Cohorts

How to use cohorts in building financial models

Cohorts are subsets of users, customers, or other entities that share common characteristics. Grouping data into cohorts allows us to find patterns, trends, and insights that might otherwise be hidden in the overall dataset.

Types of cohorts

The most common types of cohorts in financial modeling include:

  • Acquisition cohorts: Group users based on when they first signed up or became a customer (e.g. all users that first made a purchase in January 2024).
  • Behavioral cohorts: Group users based on specific behaviors, such as making a purchase, subscribing to a service, or interacting with a particular feature (e.g. all users that have made a purchase in the last 60 days).
  • Time-based cohorts: Group users or customers by their interaction within certain time periods (e.g., week one, month two, etc.). Particularly powerful for tracking user behavior and performance metrics across different time periods.

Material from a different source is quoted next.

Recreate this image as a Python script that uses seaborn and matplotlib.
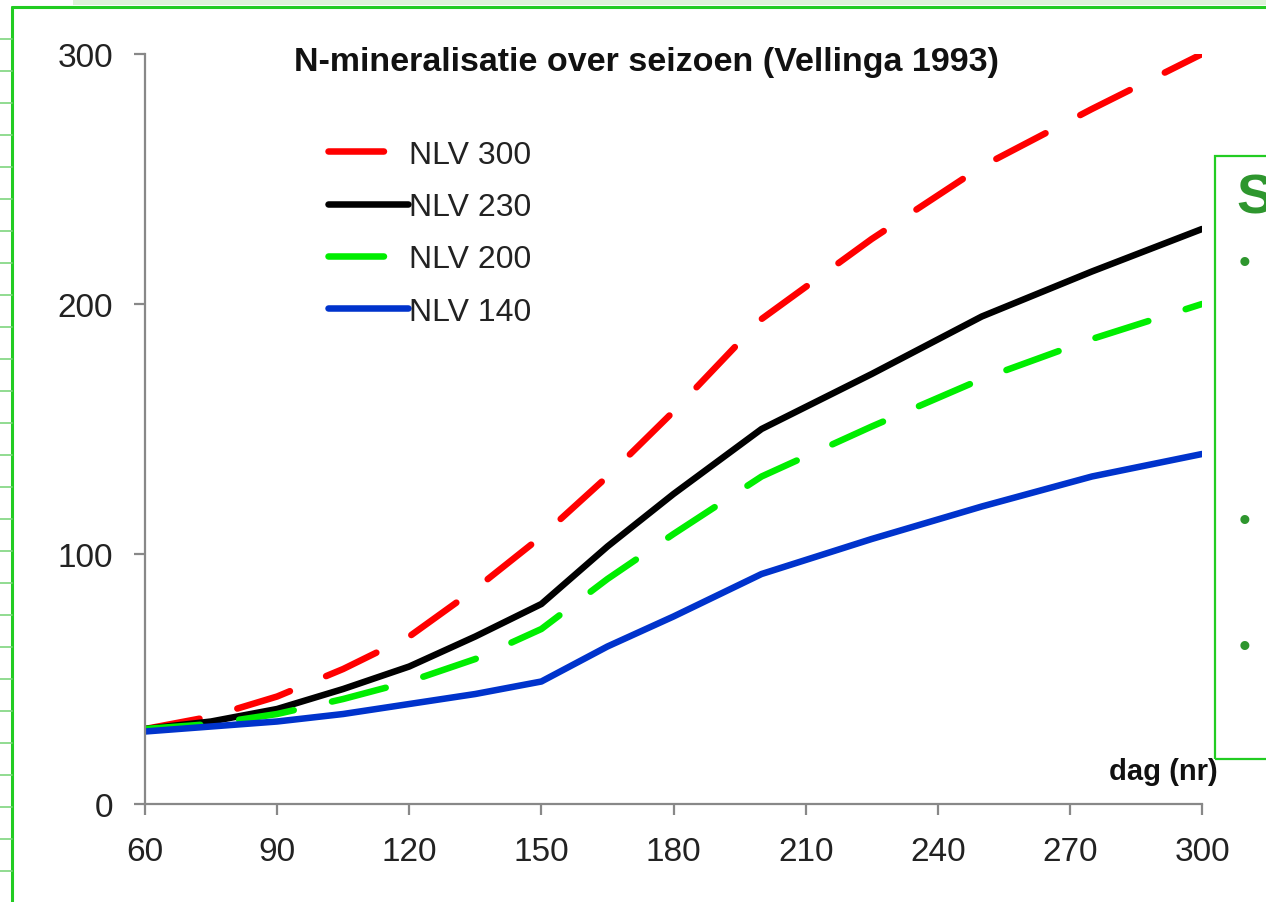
import pandas as pd
import seaborn as sns
import matplotlib.pyplot as plt
from matplotlib.patches import Rectangle
from matplotlib.lines import Line2D

# data
days = [60, 75, 90, 105, 120, 135, 150, 165, 180, 200, 225, 250, 275, 300]
nlv300 = [30, 35, 43, 54, 67, 86, 107, 131, 157, 194, 226, 255, 278, 300]
nlv230 = [30, 33, 38, 46, 55, 67, 80, 103, 124, 150, 172, 195, 213, 230]
nlv200 = [30, 32, 36, 42, 49, 58, 70, 90, 108, 131, 151, 170, 186, 200]
nlv140 = [29, 31, 33, 36, 40, 44, 49, 63, 75, 92, 106, 119, 131, 140]
series = ['NLV 300', 'NLV 230', 'NLV 200', 'NLV 140']
x_ticks = [60, 90, 120, 150, 180, 210, 240, 270, 300]
y_ticks = [0, 100, 200, 300]

df = pd.DataFrame({'dag': days * 4,
                   'N': nlv300 + nlv230 + nlv200 + nlv140,
                   'serie': [s for s in series for _ in days]})

sns.set_style('white')
plt.rcParams['font.family'] = ['Liberation Sans', 'DejaVu Sans']
plt.rcParams['lines.dash_capstyle'] = 'round'
plt.rcParams['lines.solid_capstyle'] = 'round'

W, H = 1266, 903
fig = plt.figure(figsize=(W / 100, H / 100), dpi=100)
ax = fig.add_axes([145 / W, (H - 805) / H, 1057 / W, 750 / H])

colors = {'NLV 300': '#FF0000', 'NLV 230': '#000000',
          'NLV 200': '#00EE00', 'NLV 140': '#0033CC'}
dashes = {'NLV 300': (8.5, 6), 'NLV 230': '', 'NLV 200': (8.5, 6), 'NLV 140': ''}

sns.lineplot(data=df, x='dag', y='N', hue='serie', style='serie',
             hue_order=series, style_order=series, palette=colors,
             dashes=dashes, linewidth=4.7, ax=ax, legend=False)

ax.set_xlim(60, 300)
ax.set_ylim(0, 300)
ax.set_xticks(x_ticks)
ax.set_yticks(y_ticks)
ax.set_xlabel('')
ax.set_ylabel('')
for s in ['top', 'right']:
    ax.spines[s].set_visible(False)
for s in ['left', 'bottom']:
    ax.spines[s].set_color('#888888')
    ax.spines[s].set_linewidth(1.6)
ax.tick_params(axis='both', direction='out', length=8, width=1.6,
               color='#888888', labelsize=24, labelcolor='#222222', pad=15)
ax.tick_params(axis='x', bottom=True)
ax.tick_params(axis='y', left=True)

handles = [Line2D([], [], color=colors[s], lw=4.7,
                  linestyle=(0, dashes[s]) if dashes[s] else '-') for s in series]
ax.legend(handles, series, loc='upper left', bbox_to_anchor=(0.173, 0.886),
          frameon=False, fontsize=23, handlelength=2.5, handletextpad=0.05,
          labelspacing=0.7, borderpad=0, borderaxespad=0, labelcolor='#222222')

fig.text(647 / W, 1 - 63 / H, 'N-mineralisatie over seizoen (Vellinga 1993)',
         ha='center', va='center', fontsize=24.5, fontweight='bold', color='#111111')
fig.text(1218 / W, 1 - 772 / H, 'dag (nr)', ha='right', va='center',
         fontsize=21, fontweight='bold', color='#111111')

# slide leftovers around the chart
green = '#22CC22'
fig.add_artist(Line2D([12 / W, 12 / W], [0, 1 - 8 / H], color=green, lw=2.2))
fig.add_artist(Line2D([12 / W, 1], [1 - 8 / H, 1 - 8 / H], color=green, lw=2.2))
fig.add_artist(Rectangle((73 / W, 1 - 6 / H), 1, 6 / H, color='#DDF2D8', lw=0))
for yy in range(40, H, 32):
    fig.add_artist(Line2D([0, 12 / W], [1 - yy / H, 1 - yy / H], color='#7ED67E', lw=1.2))
fig.add_artist(Rectangle((1215 / W, 1 - 760 / H), 0.2, (760 - 157) / H,
                         fill=False, edgecolor=green, lw=1.6))
fig.text(1236 / W, 1 - 200 / H, 'S', ha='left', va='center', fontsize=40,
         fontweight='bold', color='#2E962E')
for yy in [265, 522, 648]:
    fig.text(1245 / W, 1 - yy / H, '•', ha='center', va='center',
             fontsize=24, color='#2E962E')

fig.savefig('out.png', dpi=100)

Often we will combine approachs, creating cohorts based on user behavior or acquisition time period and using time-based cohorts to see the trends over time for those subsets. Here's a few examples of what we could use that approach to:

  1. Track customer retention. How long do users stay with active? If you acquire 100 customers in January 2024, how many are still active after three months, six months, and one year?
  2. Measure user engagement. How often do users log in? What is their frequency of use in months 1, 2, 3, etc? What types of engagement actions do they take?
  3. Evaluate marketing campaigns. How do users perform after being acquired through a particular campaign? Are there differences in the characteristics orperformance of the January 2024 cohort compared to the April 2024 cohort?
  4. Analyze product performance. How does user adoption and engagement change over time for new features?
  5. Track revenue growth over time. Do customers change their spending behavior over time? When does the total revenues pay back the acquisition cost? What is the LTV of certain types of users?
  6. Analyze churn and retention. Are there certain months where customers churn more? Do customers acquired in certain months churn differently?
  7. Understand feature adoption. Are there certain features that users adopt at certain times in their customer lifecycle? Are there usage trends that could help change onboarding strategies?

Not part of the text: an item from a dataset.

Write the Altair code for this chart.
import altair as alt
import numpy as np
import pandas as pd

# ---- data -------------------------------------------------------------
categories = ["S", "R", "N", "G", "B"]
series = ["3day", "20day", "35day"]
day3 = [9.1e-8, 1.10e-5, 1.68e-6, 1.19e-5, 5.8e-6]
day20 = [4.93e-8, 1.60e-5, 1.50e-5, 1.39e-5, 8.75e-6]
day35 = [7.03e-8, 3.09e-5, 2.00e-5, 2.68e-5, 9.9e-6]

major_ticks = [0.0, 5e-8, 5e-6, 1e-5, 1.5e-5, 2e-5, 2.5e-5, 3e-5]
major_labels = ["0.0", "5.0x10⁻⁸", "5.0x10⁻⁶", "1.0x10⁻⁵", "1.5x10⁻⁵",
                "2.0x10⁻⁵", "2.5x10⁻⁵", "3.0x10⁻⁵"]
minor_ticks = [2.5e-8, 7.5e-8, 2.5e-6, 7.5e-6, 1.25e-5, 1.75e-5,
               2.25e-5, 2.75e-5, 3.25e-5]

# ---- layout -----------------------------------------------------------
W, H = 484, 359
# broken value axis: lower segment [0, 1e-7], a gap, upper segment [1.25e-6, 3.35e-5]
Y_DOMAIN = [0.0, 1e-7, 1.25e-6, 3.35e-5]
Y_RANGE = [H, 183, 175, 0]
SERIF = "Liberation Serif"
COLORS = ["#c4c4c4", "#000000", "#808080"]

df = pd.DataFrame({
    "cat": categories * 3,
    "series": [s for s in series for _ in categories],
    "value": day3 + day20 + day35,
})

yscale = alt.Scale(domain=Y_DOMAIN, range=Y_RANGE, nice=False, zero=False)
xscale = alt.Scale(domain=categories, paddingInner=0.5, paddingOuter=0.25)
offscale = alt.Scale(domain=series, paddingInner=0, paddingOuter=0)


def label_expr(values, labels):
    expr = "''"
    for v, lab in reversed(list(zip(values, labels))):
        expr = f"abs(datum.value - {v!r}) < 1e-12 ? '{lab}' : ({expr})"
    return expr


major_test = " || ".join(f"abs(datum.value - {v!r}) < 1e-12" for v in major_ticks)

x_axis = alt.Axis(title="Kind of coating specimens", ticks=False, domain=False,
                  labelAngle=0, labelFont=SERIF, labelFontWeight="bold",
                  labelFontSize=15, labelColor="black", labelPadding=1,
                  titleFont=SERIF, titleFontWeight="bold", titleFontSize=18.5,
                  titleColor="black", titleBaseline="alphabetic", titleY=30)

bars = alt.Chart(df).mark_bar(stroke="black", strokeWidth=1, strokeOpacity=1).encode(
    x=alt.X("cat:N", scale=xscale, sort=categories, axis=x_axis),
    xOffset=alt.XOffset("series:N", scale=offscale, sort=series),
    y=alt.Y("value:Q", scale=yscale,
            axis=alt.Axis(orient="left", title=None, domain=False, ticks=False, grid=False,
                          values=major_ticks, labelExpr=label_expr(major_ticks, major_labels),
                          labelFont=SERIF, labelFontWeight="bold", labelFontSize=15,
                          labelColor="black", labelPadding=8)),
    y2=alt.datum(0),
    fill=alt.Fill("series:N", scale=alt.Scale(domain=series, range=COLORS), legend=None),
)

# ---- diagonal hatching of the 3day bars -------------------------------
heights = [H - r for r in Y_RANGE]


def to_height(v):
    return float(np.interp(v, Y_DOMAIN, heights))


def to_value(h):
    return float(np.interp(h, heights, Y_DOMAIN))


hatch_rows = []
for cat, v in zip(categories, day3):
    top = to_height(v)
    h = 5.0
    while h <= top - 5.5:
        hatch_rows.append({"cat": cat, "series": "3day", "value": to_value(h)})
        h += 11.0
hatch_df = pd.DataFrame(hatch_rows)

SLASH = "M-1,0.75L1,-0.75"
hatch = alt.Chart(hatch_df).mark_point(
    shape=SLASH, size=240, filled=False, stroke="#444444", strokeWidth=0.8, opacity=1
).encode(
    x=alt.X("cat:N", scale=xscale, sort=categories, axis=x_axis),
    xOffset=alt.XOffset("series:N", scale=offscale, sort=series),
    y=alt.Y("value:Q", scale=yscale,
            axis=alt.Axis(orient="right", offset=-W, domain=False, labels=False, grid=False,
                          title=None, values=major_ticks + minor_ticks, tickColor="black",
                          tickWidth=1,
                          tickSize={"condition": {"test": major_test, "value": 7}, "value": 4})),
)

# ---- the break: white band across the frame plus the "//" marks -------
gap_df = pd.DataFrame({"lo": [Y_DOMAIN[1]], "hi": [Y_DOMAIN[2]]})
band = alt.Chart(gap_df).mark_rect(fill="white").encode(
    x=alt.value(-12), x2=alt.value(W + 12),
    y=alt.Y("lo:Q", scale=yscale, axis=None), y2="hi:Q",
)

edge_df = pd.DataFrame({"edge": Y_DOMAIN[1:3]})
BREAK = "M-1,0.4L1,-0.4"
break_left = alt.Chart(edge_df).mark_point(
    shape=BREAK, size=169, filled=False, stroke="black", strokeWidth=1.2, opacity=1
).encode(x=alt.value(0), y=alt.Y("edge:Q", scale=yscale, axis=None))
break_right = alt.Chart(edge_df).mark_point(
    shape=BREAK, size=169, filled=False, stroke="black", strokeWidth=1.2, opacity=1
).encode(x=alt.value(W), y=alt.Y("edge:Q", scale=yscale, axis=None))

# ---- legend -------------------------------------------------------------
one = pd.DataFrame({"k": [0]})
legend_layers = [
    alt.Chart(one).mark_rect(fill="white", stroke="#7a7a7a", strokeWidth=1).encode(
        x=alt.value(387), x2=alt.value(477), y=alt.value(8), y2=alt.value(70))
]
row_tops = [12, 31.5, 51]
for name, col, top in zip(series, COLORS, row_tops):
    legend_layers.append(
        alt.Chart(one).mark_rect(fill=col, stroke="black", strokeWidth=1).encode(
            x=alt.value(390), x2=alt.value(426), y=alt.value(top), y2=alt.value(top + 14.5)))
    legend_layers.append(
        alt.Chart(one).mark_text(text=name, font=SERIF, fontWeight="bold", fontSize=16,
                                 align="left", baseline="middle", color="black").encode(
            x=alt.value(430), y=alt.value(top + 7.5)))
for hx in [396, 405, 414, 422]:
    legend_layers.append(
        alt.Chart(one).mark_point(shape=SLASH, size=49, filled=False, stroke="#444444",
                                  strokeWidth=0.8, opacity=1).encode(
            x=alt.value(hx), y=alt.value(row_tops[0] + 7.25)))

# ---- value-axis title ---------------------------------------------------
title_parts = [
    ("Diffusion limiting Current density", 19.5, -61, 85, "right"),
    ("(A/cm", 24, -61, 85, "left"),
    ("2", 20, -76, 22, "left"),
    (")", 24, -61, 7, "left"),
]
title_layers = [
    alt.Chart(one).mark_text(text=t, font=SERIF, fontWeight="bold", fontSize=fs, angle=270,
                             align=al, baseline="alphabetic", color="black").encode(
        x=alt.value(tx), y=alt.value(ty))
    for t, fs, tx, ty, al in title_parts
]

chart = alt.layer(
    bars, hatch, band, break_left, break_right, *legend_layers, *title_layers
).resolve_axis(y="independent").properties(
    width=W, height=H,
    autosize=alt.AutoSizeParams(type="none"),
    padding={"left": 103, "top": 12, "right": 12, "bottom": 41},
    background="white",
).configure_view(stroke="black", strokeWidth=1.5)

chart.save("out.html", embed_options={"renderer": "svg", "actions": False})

More on how cohorts are used in modeling revenues at Mastering Revenue Models.

Forecasting using cohorts

Of course, all of these examples are focused on analyzing historical data. We can also use cohorts for forecasting. The typical approach is to use time-based cohorts where you list the periods in which users or customers were first acquired, and then forecast their performance - retention, revenues, etc. - going forward.

The key is to identify the cohorts that are most revelant to your business and can help highlight important narratives or make key strategic and tactical decisions. Segment the data into relevant customer sets, user groups, product behavioral characteristics, or other aspects that are important to understand or may have differential changes in performance in the future. Setup your data sources so you can slice the data into subsets, analyze their past performance, use that to create a baseline forecast to use for future cohorts, and then forecast the size and performance of future cohorts.

How to use

Cohorts are built into many Foresight financial model templates, including:

  1. Standard Financial Model
  2. Ecommerce Forecasting Tool
  3. Venture Capital Model, Rolling Funds
  4. Fund of Funds

The structure is straightforward, the hard part often comes down to creating the standard forecast curve to then apply to each cohort, which is typically forecasted to grow each period. For example, you could use historical data to calculate the average revenue retention per month for 1 user over the first 12-24 months from date of acquisition, and then use that standard curve to apply to each cohort. Each cohort can be a different size - the number of users forecasted to acquire in each period - and then you can use the historical curve to forecast the future performance.